## start

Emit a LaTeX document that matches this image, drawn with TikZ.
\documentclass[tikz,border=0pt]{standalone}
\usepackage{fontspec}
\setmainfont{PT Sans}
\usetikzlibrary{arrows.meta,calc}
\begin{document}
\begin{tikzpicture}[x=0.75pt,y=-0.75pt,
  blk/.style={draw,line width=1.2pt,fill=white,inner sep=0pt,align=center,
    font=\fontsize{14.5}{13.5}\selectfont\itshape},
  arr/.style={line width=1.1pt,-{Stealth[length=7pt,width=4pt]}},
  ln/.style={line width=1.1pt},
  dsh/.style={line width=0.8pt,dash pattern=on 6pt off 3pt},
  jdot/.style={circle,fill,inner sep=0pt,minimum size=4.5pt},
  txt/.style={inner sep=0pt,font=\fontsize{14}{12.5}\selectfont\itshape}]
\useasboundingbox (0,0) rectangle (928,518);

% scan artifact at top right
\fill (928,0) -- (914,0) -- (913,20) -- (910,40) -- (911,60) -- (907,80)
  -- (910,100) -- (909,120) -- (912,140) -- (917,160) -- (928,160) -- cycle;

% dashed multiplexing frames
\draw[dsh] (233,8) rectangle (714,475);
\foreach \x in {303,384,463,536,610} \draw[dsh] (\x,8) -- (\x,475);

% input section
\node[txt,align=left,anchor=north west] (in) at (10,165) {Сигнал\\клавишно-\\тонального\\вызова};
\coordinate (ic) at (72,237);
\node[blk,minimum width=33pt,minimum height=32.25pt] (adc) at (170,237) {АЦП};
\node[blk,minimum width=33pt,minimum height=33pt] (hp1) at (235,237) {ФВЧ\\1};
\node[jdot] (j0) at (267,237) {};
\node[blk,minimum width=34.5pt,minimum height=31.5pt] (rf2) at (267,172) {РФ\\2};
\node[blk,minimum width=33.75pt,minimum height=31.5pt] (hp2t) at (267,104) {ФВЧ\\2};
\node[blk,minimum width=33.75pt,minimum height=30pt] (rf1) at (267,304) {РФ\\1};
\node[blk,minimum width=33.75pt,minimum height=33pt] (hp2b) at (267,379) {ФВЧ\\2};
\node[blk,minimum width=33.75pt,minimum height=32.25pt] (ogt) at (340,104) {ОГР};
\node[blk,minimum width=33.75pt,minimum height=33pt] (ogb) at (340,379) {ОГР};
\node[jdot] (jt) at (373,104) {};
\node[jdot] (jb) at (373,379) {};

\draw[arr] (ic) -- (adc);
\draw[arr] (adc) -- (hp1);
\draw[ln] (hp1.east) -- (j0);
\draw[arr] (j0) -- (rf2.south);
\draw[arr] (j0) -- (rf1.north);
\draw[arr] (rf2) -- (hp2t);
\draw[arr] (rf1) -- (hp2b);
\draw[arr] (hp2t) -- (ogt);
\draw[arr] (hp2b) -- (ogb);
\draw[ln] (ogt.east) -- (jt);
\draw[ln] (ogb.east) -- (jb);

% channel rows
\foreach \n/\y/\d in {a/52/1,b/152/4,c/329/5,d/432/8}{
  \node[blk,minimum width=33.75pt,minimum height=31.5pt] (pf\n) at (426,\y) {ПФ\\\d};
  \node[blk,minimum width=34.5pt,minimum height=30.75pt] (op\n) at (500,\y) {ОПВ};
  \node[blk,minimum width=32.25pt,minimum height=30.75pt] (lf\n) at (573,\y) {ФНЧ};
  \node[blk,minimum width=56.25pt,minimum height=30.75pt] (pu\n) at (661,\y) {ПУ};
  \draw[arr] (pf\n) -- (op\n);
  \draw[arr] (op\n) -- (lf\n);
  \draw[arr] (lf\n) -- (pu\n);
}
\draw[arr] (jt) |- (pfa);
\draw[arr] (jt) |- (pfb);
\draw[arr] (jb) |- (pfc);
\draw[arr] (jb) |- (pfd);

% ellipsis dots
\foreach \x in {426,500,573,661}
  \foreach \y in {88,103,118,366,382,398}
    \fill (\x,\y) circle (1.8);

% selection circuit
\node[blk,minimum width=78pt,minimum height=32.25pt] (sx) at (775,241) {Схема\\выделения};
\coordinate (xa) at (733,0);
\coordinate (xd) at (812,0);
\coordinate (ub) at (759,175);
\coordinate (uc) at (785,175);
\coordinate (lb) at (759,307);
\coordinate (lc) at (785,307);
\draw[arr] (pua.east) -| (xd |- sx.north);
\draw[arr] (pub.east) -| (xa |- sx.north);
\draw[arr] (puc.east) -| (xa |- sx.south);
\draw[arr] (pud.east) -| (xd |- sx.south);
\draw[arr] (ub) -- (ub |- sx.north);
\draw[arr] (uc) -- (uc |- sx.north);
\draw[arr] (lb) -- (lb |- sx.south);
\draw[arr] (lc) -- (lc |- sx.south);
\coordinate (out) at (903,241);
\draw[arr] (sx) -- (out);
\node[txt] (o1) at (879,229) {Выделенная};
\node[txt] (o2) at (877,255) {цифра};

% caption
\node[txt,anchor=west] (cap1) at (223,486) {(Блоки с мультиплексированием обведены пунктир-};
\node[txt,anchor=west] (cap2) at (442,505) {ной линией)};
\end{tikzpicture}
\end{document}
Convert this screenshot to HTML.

## end
## start

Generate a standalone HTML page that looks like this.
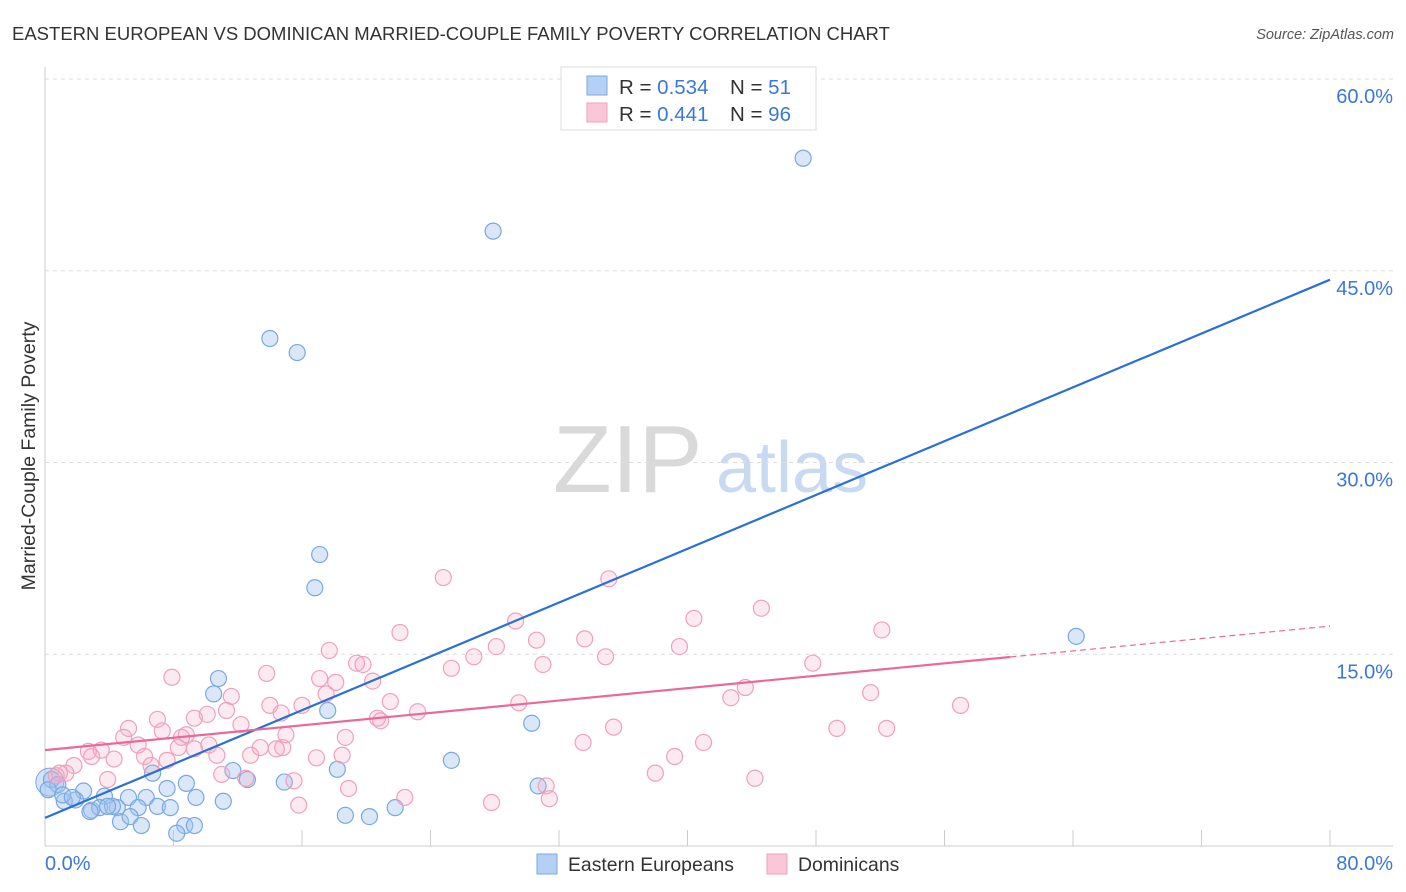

## end

WHAT TO PRODUCE: Every line from the one containing "Emit a LaTeX" through the one containing "(jb) at (373,379)" is to be given again exactly, both ends included, and no line outside that range.

RESULT OF THE TASK:
Emit a LaTeX document that matches this image, drawn with TikZ.
\documentclass[tikz,border=0pt]{standalone}
\usepackage{fontspec}
\setmainfont{PT Sans}
\usetikzlibrary{arrows.meta,calc}
\begin{document}
\begin{tikzpicture}[x=0.75pt,y=-0.75pt,
  blk/.style={draw,line width=1.2pt,fill=white,inner sep=0pt,align=center,
    font=\fontsize{14.5}{13.5}\selectfont\itshape},
  arr/.style={line width=1.1pt,-{Stealth[length=7pt,width=4pt]}},
  ln/.style={line width=1.1pt},
  dsh/.style={line width=0.8pt,dash pattern=on 6pt off 3pt},
  jdot/.style={circle,fill,inner sep=0pt,minimum size=4.5pt},
  txt/.style={inner sep=0pt,font=\fontsize{14}{12.5}\selectfont\itshape}]
\useasboundingbox (0,0) rectangle (928,518);

% scan artifact at top right
\fill (928,0) -- (914,0) -- (913,20) -- (910,40) -- (911,60) -- (907,80)
  -- (910,100) -- (909,120) -- (912,140) -- (917,160) -- (928,160) -- cycle;

% dashed multiplexing frames
\draw[dsh] (233,8) rectangle (714,475);
\foreach \x in {303,384,463,536,610} \draw[dsh] (\x,8) -- (\x,475);

% input section
\node[txt,align=left,anchor=north west] (in) at (10,165) {Сигнал\\клавишно-\\тонального\\вызова};
\coordinate (ic) at (72,237);
\node[blk,minimum width=33pt,minimum height=32.25pt] (adc) at (170,237) {АЦП};
\node[blk,minimum width=33pt,minimum height=33pt] (hp1) at (235,237) {ФВЧ\\1};
\node[jdot] (j0) at (267,237) {};
\node[blk,minimum width=34.5pt,minimum height=31.5pt] (rf2) at (267,172) {РФ\\2};
\node[blk,minimum width=33.75pt,minimum height=31.5pt] (hp2t) at (267,104) {ФВЧ\\2};
\node[blk,minimum width=33.75pt,minimum height=30pt] (rf1) at (267,304) {РФ\\1};
\node[blk,minimum width=33.75pt,minimum height=33pt] (hp2b) at (267,379) {ФВЧ\\2};
\node[blk,minimum width=33.75pt,minimum height=32.25pt] (ogt) at (340,104) {ОГР};
\node[blk,minimum width=33.75pt,minimum height=33pt] (ogb) at (340,379) {ОГР};
\node[jdot] (jt) at (373,104) {};
\node[jdot] (jb) at (373,379) {};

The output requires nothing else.